Consider an automatically generated top 10 list on a music download site. A list for the entire site – across all genres and styles of music – would be a mixed bag of items, and it would be essentially useless to anyone. But within a particular style of music, such as Afro-Cuban jazz or Hip Hop, top 10 lists become much more meaningful. As Anderson writes, “Lists make sense only in context, comparing like with like within a category.”

Note that the context doesn’t necessarily have to come from a top-down structure. Consider this example from Mag.nolia.com, a social bookmarking site. The site allows members to create special interest groups, say for web design. Once a group is created, people can see all the tags from just the members of that group. The likelihood of those tags being of use to someone also interested in web design is much higher than a tag cloud of all tags from the site. So the user-generated metadata (tags) are given context by a user-created structure (the group).

Just as there are three types of sources of metadata, there are also three types of structure: user-created, technically created and owner-created structures. The advantages and disadvantages for each are similar to those for the types of metadata in Table 1.

Down with Taxonomy

Do taxonomies and controlled vocabularies have a place in the online digital world?

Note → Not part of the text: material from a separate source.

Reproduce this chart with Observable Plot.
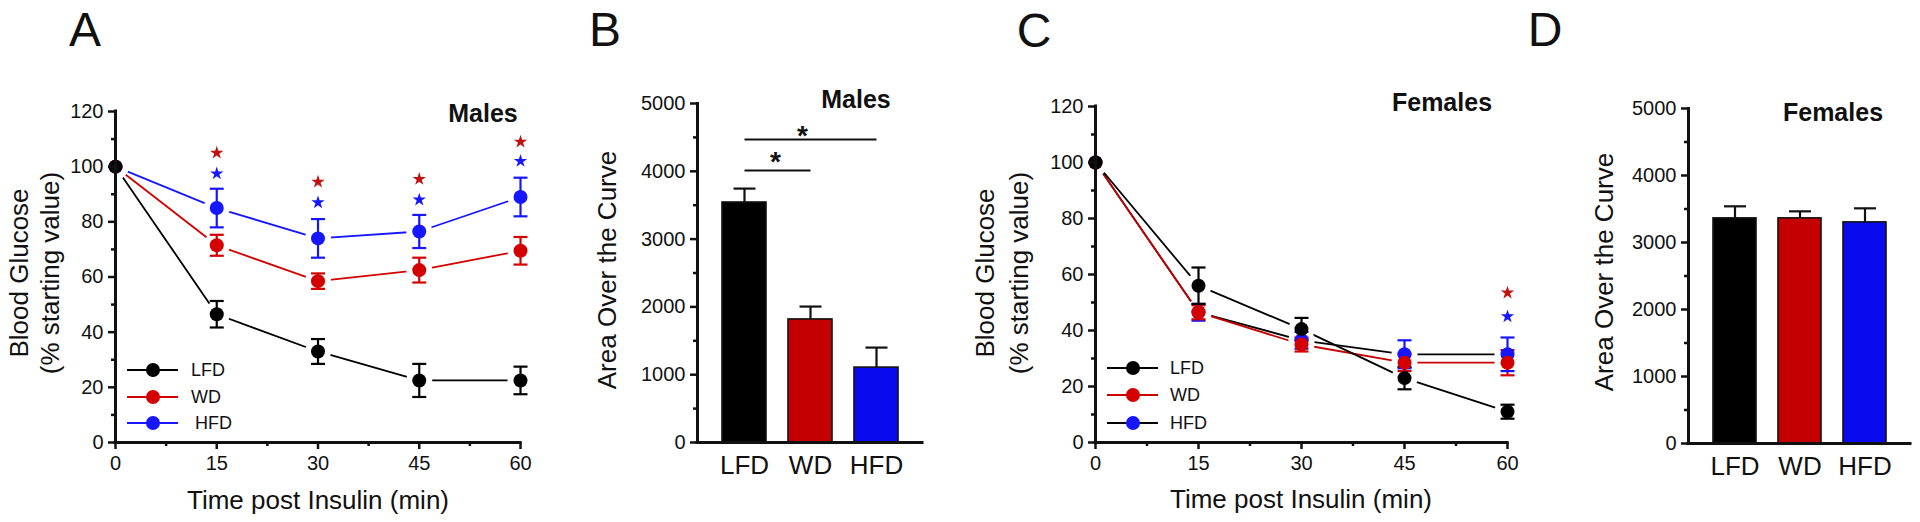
<!DOCTYPE html>
<html><head><meta charset="utf-8">
<script src="https://cdn.jsdelivr.net/npm/d3@7"></script>
<script src="https://cdn.jsdelivr.net/npm/@observablehq/plot@0.6"></script>
<style>
html,body{margin:0;padding:0;background:#fff;}
#fig{position:relative;width:1920px;height:522px;overflow:hidden;font-family:"Liberation Sans",Arial,Helvetica,sans-serif;color:#111;}
.t{position:absolute;white-space:nowrap;transform:translate(-50%,-50%);line-height:1;}
.t.r{transform:translate(-50%,-50%) rotate(-90deg);}
</style></head><body><div id="fig"></div>
<script>
// ---------------- data ----------------
const groups = ["LFD", "WD", "HFD"];
const timePoints = [0, 15, 30, 45, 60];

const maleLFD = [100, 46.5, 33, 22.5, 22.5];
const maleLFDSem = [0, 4.8, 4.5, 6, 5];
const maleWD = [100, 71.5, 58.5, 62.5, 69.5];
const maleWDSem = [0, 3.8, 2.8, 4.5, 5];
const maleHFD = [100, 85, 74, 76.5, 89];
const maleHFDSem = [0, 7, 7, 6, 7];

const femaleLFD = [100, 56, 40.5, 23, 11];
const femaleLFDSem = [0, 6.5, 4, 4, 2.5];
const femaleWD = [100, 46.5, 35, 28.5, 28.5];
const femaleWDSem = [0, 2.5, 2.5, 3, 4.5];
const femaleHFD = [100, 46.5, 36.5, 31.5, 31.5];
const femaleHFDSem = [0, 3, 3, 5, 6];

const maleStarTimes = [15, 30, 45, 60];
const maleStarWD = [105, 94.5, 95.5, 109];
const maleStarHFD = [97.5, 87, 88, 102];
const femaleStarTimes = [60];
const femaleStarWD = [53.5];
const femaleStarHFD = [45];

const maleAOC = [3540, 1815, 1105];
const maleAOCSem = [205, 190, 295];
const femaleAOC = [3360, 3360, 3300];
const femaleAOCSem = [180, 105, 210];

const sigFrom = ["LFD", "LFD"];
const sigTo = ["WD", "HFD"];
const sigY = [4010, 4470];
const sigStarY = [4235, 4630];

const glucoseTicks = [0, 20, 40, 60, 80, 100, 120];
const glucoseMinor = [10, 30, 50, 70, 90, 110];
const timeTicks = [0, 15, 30, 45, 60];
const timeMinor = [7.5, 22.5, 37.5, 52.5];
const aocTicks = [0, 1000, 2000, 3000, 4000, 5000];
const aocMinor = [500, 1500, 2500, 3500, 4500];

// ---------------- styles ----------------
const FONT = '"Liberation Sans", Arial, Helvetica, sans-serif';
const RED = "#d40000", BLUE = "#1616ff", INK = "#111";
const dotColors = {LFD: "#000", WD: RED, HFD: BLUE};
const maleLineColors = {LFD: "#000", WD: RED, HFD: BLUE};
const femaleLineColors = {LFD: "#000", WD: "#c80000", HFD: "#000"};
const barColors = {LFD: "#000", WD: "#c40000", HFD: "#0a0aee"};
const drawOrder = {HFD: 0, WD: 1, LFD: 2};

const capSymbol = {draw(ctx, size) { const w = Math.sqrt(size / Math.PI); ctx.moveTo(-w, 0); ctx.lineTo(w, 0); }};

function seriesRows(vals, sems) {
  return groups.flatMap((g, gi) => timePoints.map((t, i) => ({g, t, v: vals[gi][i], e: sems[gi][i]})))
    .sort((a, b) => drawOrder[a.g] - drawOrder[b.g]);
}
const maleRows = seriesRows([maleLFD, maleWD, maleHFD], [maleLFDSem, maleWDSem, maleHFDSem]);
const femaleRows = seriesRows([femaleLFD, femaleWD, femaleHFD], [femaleLFDSem, femaleWDSem, femaleHFDSem]);
const maleStars = maleStarTimes.flatMap((t, i) => [{t, v: maleStarWD[i], g: "WD"}, {t, v: maleStarHFD[i], g: "HFD"}]);
const femaleStars = femaleStarTimes.flatMap((t, i) => [{t, v: femaleStarWD[i], g: "WD"}, {t, v: femaleStarHFD[i], g: "HFD"}]);
const maleBars = groups.map((g, i) => ({g, v: maleAOC[i], e: maleAOCSem[i]}));
const femaleBars = groups.map((g, i) => ({g, v: femaleAOC[i], e: femaleAOCSem[i]}));
const sigRows = sigFrom.map((f, i) => ({from: f, to: sigTo[i], y: sigY[i], sy: sigStarY[i]}));

const fig = document.getElementById("fig");
const baseStyle = {fontFamily: FONT, fontSize: "20px", color: INK, background: "transparent", overflow: "visible"};

function place(svg, left) {
  svg.style.position = "absolute";
  svg.style.left = left + "px";
  svg.style.top = "0px";
  fig.appendChild(svg);
}

function yAxes(major, minor) {
  return [
    Plot.axisY(major, {tickSize: 7, tickPadding: 5, fontSize: 20, strokeWidth: 2.5, stroke: INK, label: null, tickFormat: d => String(d)}),
    Plot.axisY(minor, {tickSize: 4, strokeWidth: 2.5, stroke: INK, label: null, tickFormat: () => ""})
  ];
}

function linePanel(rows, stars, lineColors, left, width, m) {
  const errs = rows.filter(d => d.e > 0);
  const svg = Plot.plot({
    width, height: 522,
    marginLeft: m[0], marginRight: m[1], marginTop: m[2], marginBottom: m[3],
    x: {domain: [0, 60], label: null},
    y: {domain: [0, 120], label: null},
    color: {type: "identity"},
    style: baseStyle,
    marks: [
      Plot.line(rows, {x: "t", y: "v", z: "g", stroke: d => lineColors[d.g], strokeWidth: 1.8}),
      Plot.dot(rows, {x: "t", y: "v", r: 13, fill: "white"}),
      Plot.ruleX(errs, {x: "t", y1: d => d.v - d.e, y2: d => d.v + d.e, stroke: d => dotColors[d.g], strokeWidth: 2.2}),
      Plot.dot(errs, {x: "t", y: d => d.v + d.e, symbol: capSymbol, r: 7, fill: "none", stroke: d => dotColors[d.g], strokeWidth: 2.2}),
      Plot.dot(errs, {x: "t", y: d => d.v - d.e, symbol: capSymbol, r: 7, fill: "none", stroke: d => dotColors[d.g], strokeWidth: 2.2}),
      Plot.dot(rows, {x: "t", y: "v", r: 7, fill: d => dotColors[d.g], stroke: "none"}),
      Plot.dot(stars, {x: "t", y: "v", symbol: "star", r: 4.2, fill: d => d.g === "WD" ? "#c01010" : BLUE, stroke: "none"}),
      ...yAxes(glucoseTicks, glucoseMinor),
      Plot.axisX(timeTicks, {tickSize: 7, tickPadding: 6, fontSize: 20, strokeWidth: 2.5, stroke: INK, label: null}),
      Plot.axisX(timeMinor, {tickSize: 4, strokeWidth: 2.5, stroke: INK, label: null, tickFormat: () => ""}),
      Plot.ruleX([0], {stroke: INK, strokeWidth: 3, strokeLinecap: "square"}),
      Plot.ruleY([0], {stroke: INK, strokeWidth: 3, strokeLinecap: "square"})
    ]
  });
  place(svg, left);
}

function barPanel(bars, sig, left, width, m) {
  const marks = [
    Plot.barY(bars, {x: "g", y: "v", fill: d => barColors[d.g], stroke: INK, strokeWidth: 1.6}),
    Plot.ruleX(bars, {x: "g", y1: "v", y2: d => d.v + d.e, stroke: INK, strokeWidth: 2.2}),
    Plot.dot(bars, {x: "g", y: d => d.v + d.e, symbol: capSymbol, r: 11, fill: "none", stroke: INK, strokeWidth: 2.2}),
    ...yAxes(aocTicks, aocMinor),
    Plot.axisX({tickSize: 0, tickPadding: 13, fontSize: 26, label: null}),
    Plot.ruleY([0], {stroke: INK, strokeWidth: 3, strokeLinecap: "square"}),
    Plot.frame({anchor: "left", stroke: INK, strokeWidth: 3})
  ];
  if (sig) {
    marks.push(
      Plot.link(sig, {x1: "from", x2: "to", y1: "y", y2: "y", stroke: INK, strokeWidth: 2}),
      Plot.text(sig.slice(0, 1), {x: "from", y: "sy", text: () => "*", fontSize: 28, fontWeight: "bold", dx: 31, dy: 7, fill: INK}),
      Plot.text(sig.slice(1, 2), {x: "to", y: "sy", text: () => "*", fontSize: 28, fontWeight: "bold", dx: -74, dy: 7, fill: INK})
    );
  }
  const svg = Plot.plot({
    width, height: 522,
    marginLeft: m[0], marginRight: m[1], marginTop: m[2], marginBottom: m[3],
    x: {domain: groups, paddingInner: 0.34, paddingOuter: 0.36, label: null},
    y: {domain: [0, 5000], label: null},
    color: {type: "identity"},
    style: baseStyle,
    marks
  });
  place(svg, left);
}

linePanel(maleRows, maleStars, maleLineColors, 0, 540, [115, 20, 111, 80]);
barPanel(maleBars, sigRows, 560, 380, [137, 18, 103, 80]);
linePanel(femaleRows, femaleStars, femaleLineColors, 980, 560, [115, 33, 106, 80]);
barPanel(femaleBars, null, 1560, 360, [128, 10, 108, 79]);

// ---------------- text ----------------
function addText(txt, x, y, size, opts = {}) {
  const d = document.createElement("div");
  d.className = "t" + (opts.rotate ? " r" : "");
  d.textContent = txt;
  d.style.left = x + "px";
  d.style.top = y + "px";
  d.style.fontSize = size + "px";
  if (opts.bold) d.style.fontWeight = "bold";
  fig.appendChild(d);
}
addText("A", 85, 30, 48);
addText("B", 605, 30, 48);
addText("C", 1034, 31, 48);
addText("D", 1545, 30, 48);
addText("Males", 483, 113, 25, {bold: true});
addText("Males", 856, 99, 25, {bold: true});
addText("Females", 1442, 102, 25, {bold: true});
addText("Females", 1833, 112, 25, {bold: true});
addText("Time post Insulin (min)", 318, 500, 26);
addText("Time post Insulin (min)", 1301, 499, 26);
addText("Blood Glucose", 19, 273, 26, {rotate: true});
addText("(% starting value)", 50, 273, 26, {rotate: true});
addText("Blood Glucose", 985, 273, 26, {rotate: true});
addText("(% starting value)", 1019, 273, 26, {rotate: true});
addText("Area Over the Curve", 607, 270, 26, {rotate: true});
addText("Area Over the Curve", 1604, 272, 26, {rotate: true});

// ---------------- legends ----------------
const legendSvg = d3.select(fig).append("svg")
  .attr("width", 1920).attr("height", 522)
  .style("position", "absolute").style("left", "0px").style("top", "0px")
  .style("font-family", FONT);
function legend(x0, rowY, lineColors, textX) {
  groups.forEach((g, i) => {
    const y = rowY[i];
    legendSvg.append("line").attr("x1", x0).attr("x2", x0 + 51).attr("y1", y).attr("y2", y)
      .attr("stroke", lineColors[g]).attr("stroke-width", 2);
    legendSvg.append("circle").attr("cx", x0 + 26).attr("cy", y).attr("r", 7).attr("fill", dotColors[g]);
    legendSvg.append("text").attr("x", textX + (g === "HFD" && x0 < 500 ? 4 : 0)).attr("y", y).attr("dy", "0.36em")
      .attr("font-size", 18).attr("fill", INK).text(g);
  });
}
legend(127, [370, 397, 423], maleLineColors, 191);
legend(1107, [368, 395, 423], femaleLineColors, 1170);
</script></body></html>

Many have asked this question, including Clay Shirky in his oft-cited article “Ontology is Overrated.” [2] However, a close reading of this article shows that the author is not against the use of taxonomies wholesale. He writes, “Ontological classification works well in some places, of course. . . .  So what you want to know, when thinking about how to organize anything, is whether that kind of classification is a good strategy.”

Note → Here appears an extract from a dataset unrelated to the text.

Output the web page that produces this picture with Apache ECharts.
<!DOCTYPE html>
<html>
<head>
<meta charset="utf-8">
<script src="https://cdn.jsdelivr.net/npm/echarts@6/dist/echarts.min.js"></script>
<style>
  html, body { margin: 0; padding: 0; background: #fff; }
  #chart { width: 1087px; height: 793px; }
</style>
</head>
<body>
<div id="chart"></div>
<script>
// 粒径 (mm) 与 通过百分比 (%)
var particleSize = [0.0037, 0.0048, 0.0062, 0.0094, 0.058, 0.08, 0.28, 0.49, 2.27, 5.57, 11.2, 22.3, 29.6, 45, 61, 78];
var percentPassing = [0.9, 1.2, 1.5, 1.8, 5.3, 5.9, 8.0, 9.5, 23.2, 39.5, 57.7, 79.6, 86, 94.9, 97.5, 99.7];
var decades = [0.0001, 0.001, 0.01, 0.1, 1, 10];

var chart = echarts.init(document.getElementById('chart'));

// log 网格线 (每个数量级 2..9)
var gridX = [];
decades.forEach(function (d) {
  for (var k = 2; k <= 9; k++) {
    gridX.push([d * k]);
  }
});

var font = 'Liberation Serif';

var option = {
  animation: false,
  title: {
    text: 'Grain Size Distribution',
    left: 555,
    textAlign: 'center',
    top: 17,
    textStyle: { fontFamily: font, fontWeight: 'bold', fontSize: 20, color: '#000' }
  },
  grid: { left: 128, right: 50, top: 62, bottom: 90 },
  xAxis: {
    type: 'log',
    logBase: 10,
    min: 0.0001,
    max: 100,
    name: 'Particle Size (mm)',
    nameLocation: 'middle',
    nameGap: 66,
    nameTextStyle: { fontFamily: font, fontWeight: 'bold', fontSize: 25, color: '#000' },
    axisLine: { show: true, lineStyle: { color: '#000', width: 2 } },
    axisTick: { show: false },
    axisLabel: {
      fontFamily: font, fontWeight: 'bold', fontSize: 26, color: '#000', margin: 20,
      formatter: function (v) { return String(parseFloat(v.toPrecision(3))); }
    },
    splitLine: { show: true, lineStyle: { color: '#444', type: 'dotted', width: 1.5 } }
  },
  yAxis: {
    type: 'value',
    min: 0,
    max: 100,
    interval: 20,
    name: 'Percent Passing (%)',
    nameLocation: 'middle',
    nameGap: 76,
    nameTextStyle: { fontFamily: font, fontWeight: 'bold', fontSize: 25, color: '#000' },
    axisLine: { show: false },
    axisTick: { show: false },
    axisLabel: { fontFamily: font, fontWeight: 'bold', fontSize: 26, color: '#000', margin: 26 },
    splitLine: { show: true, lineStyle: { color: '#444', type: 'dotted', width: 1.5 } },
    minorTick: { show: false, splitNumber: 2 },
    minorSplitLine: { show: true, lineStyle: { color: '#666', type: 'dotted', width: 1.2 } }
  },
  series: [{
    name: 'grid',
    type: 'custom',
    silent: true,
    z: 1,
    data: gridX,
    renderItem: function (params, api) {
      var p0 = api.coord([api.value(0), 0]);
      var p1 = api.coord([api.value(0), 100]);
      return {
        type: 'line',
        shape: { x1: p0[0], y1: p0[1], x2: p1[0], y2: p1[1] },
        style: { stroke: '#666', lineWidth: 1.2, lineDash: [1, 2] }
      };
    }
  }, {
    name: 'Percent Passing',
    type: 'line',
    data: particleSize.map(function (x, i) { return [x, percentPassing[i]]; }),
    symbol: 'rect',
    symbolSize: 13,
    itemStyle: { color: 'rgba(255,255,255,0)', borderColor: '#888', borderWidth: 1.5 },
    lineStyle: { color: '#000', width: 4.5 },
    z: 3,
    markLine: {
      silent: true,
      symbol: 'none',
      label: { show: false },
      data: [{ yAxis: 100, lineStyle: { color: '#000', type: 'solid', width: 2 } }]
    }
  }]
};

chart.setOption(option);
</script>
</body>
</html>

Shirky goes on to explain when ontological classification (as he called it) is a good strategy for organizing information. He speaks of bounded domains, which have formal categories, stable entities and clear edges. Participants in bounded domains may have an authoritative source of judgment and be expert users. And there is often coordination of users into a community where a common technical language emerges.

Notice that the definition of a bounded domain approximates that of a niche market. Therefore, as we move down the long tail into niche markets, as Chris Anderson shows is happening right now, we move into bounded domains. And in bounded domains, traditional taxonomy and information architecture become more and more important, because it’s within bounded domains that top-down classifications make most sense.

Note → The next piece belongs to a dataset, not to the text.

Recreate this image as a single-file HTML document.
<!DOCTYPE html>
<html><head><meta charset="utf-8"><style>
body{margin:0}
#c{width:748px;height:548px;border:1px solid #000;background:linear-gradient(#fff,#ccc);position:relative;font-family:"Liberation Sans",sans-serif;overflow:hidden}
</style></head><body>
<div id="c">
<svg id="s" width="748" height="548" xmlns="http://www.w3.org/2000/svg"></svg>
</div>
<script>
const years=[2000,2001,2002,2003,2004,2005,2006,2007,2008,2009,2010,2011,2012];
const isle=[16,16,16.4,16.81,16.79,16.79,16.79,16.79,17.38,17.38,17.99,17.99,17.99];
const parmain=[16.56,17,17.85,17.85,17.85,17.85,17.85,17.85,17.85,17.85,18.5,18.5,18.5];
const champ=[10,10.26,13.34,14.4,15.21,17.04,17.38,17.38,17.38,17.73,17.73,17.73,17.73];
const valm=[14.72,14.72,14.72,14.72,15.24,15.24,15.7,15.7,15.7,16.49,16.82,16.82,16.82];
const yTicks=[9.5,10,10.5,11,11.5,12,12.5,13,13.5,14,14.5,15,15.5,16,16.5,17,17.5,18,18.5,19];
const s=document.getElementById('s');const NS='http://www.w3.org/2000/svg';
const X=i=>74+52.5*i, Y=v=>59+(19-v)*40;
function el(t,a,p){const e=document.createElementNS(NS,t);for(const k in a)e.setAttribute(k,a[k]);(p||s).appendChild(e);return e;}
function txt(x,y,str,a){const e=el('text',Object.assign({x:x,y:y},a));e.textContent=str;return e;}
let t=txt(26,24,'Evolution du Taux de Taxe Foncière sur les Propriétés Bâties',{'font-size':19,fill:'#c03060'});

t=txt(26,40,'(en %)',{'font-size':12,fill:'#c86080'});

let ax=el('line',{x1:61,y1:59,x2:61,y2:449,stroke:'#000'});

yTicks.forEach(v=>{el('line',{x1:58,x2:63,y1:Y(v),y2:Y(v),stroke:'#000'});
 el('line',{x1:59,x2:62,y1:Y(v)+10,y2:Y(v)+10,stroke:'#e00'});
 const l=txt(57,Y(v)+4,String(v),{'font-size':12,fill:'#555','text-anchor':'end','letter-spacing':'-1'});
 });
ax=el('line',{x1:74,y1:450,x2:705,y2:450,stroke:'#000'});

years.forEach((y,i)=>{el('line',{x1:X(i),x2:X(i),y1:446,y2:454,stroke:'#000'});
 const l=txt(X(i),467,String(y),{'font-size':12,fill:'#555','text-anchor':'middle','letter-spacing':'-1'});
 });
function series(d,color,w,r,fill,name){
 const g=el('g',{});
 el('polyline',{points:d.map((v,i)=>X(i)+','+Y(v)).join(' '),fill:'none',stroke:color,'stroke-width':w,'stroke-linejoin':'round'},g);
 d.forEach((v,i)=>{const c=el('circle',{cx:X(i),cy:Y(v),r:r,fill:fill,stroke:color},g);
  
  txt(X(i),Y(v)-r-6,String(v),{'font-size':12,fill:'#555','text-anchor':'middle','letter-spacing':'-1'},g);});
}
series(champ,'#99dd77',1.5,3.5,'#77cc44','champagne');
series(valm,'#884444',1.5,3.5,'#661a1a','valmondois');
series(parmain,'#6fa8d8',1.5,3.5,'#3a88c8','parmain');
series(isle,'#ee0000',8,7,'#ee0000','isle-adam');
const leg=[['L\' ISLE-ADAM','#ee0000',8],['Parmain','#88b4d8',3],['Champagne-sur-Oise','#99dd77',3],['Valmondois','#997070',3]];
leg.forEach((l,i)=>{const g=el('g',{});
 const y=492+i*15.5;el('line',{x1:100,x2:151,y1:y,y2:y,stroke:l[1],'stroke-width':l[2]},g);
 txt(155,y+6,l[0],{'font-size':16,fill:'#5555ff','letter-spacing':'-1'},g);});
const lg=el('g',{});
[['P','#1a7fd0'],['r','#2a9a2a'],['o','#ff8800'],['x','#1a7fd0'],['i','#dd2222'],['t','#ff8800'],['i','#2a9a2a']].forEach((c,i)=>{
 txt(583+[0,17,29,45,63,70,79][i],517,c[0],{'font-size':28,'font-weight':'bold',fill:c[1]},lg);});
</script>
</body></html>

Taxonomies instruct and guide and web navigation tells a story. The value of IA is to help people understand the information in those niche markets by providing the context they need using these tools. In a sense IA has emerged as a response to a need for structuring information in those niche markets in the long tail.

Second Order Design

IA will increasingly become what could be called a second-order design activity. Instead of manipulating web pages or metadata directly, IA in the long tail is about giving people the tools they need to create their own context. It’s about facilitating great information experiences, if only indirectly.

Combining the different types of metadata with the structure mentioned above gives rise to a matrix, shown in Table 2. We can use this framework to consider new ways to provide context. Where would a thesaurus fit in? Where does the example from Mag.nolia.com mentioned above fit in? Is it possible to provide technically created structure to technically generated metadata? 

Table 2. A matrix for considering different ways to provide context 
Source Structure
User-created Technically created Owner-created
User-generated

?

?

?

Technically generated

?

?

?

Owner-generated

?

?

?

The point is that designing navigation for the long tail calls for any and all types of sources of metadata and all types of structure to provide context. It’s not about one or the other, but about what’s right for the situation. In some situations, a traditional taxonomy may be the best thing; in others, tagging works great. A mix is needed, and those practicing IA will have to experts in them all.

Resources Mentioned in the Article

Anderson, C. (2006). The long tail. New York: Hyperion.

Shirky, C. (2005). Ontology is overrated. Retrieved October 26, 2007, from www.shirky.com/writings /ontology_overrated.html.